While I’m waiting, I can tell you how I know I have to write a hopeful poem tonight. I’m reading What Are People For, essays by Wendell Berry, and it would be just wrong to write a poem of despair, one with out hope, after reading Wendell Berry. In “Healing”, he writes, “Despair is the too-little responsibility, as pride is the too-much. / The shoddy work of despair, the pointless work of pride, equally betray creation. They are wastes of life.” Whew. There is so much I could quote from this collection, but I’m fading fast, and the sluggishness hasn’t turned to creation yet. Maybe just one more quote, also from “Healing”, “A creature is not a creator, and cannot be. There is only one Creation, and we are its members.  / To be creative is to have health: to keep oneself fully alive in the Creation to keep the Creation fully alive in oneself, to see the Creation anew, to welcome one’s part in it anew.  / The most creative works are all strategies of health.”

Wisdom. Straight up. Here I go, trying to get healthy.

All The Way Home

If the young have lost hope, it is because we have stopped looking at them with it. When the gap grows more distant every time we hear their slang -have we forgotten our own?-or see their faces turned palmward-even while walking!-or wince at their brash opinions-as though we had none!-or mistake their preoccupation for carelessness, it’s easy to blame them for all the problems we could have fixed.
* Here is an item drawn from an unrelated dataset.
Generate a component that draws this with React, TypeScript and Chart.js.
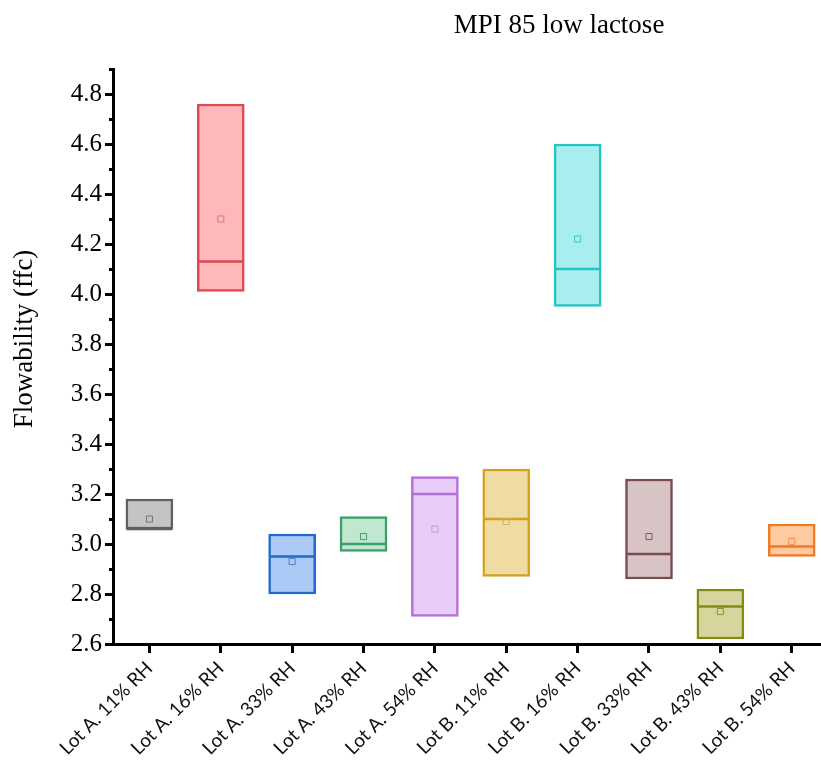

Our disappointment is our own.


They have in us, the same hope that we have in them, that they will work hard and daily, calves aching with the work of keeping the Creation alive, and return home, walking the familiar flagstones, hands always finding the doorknob, leaning against the doorframe, saying,

I am home. I am all the way home.


Ahhhh poem. Done. All little distant and preachy, but hey. Wednesday. Oh, and I did say no excuses. Whoops. Happy Wednesday, poemfriends!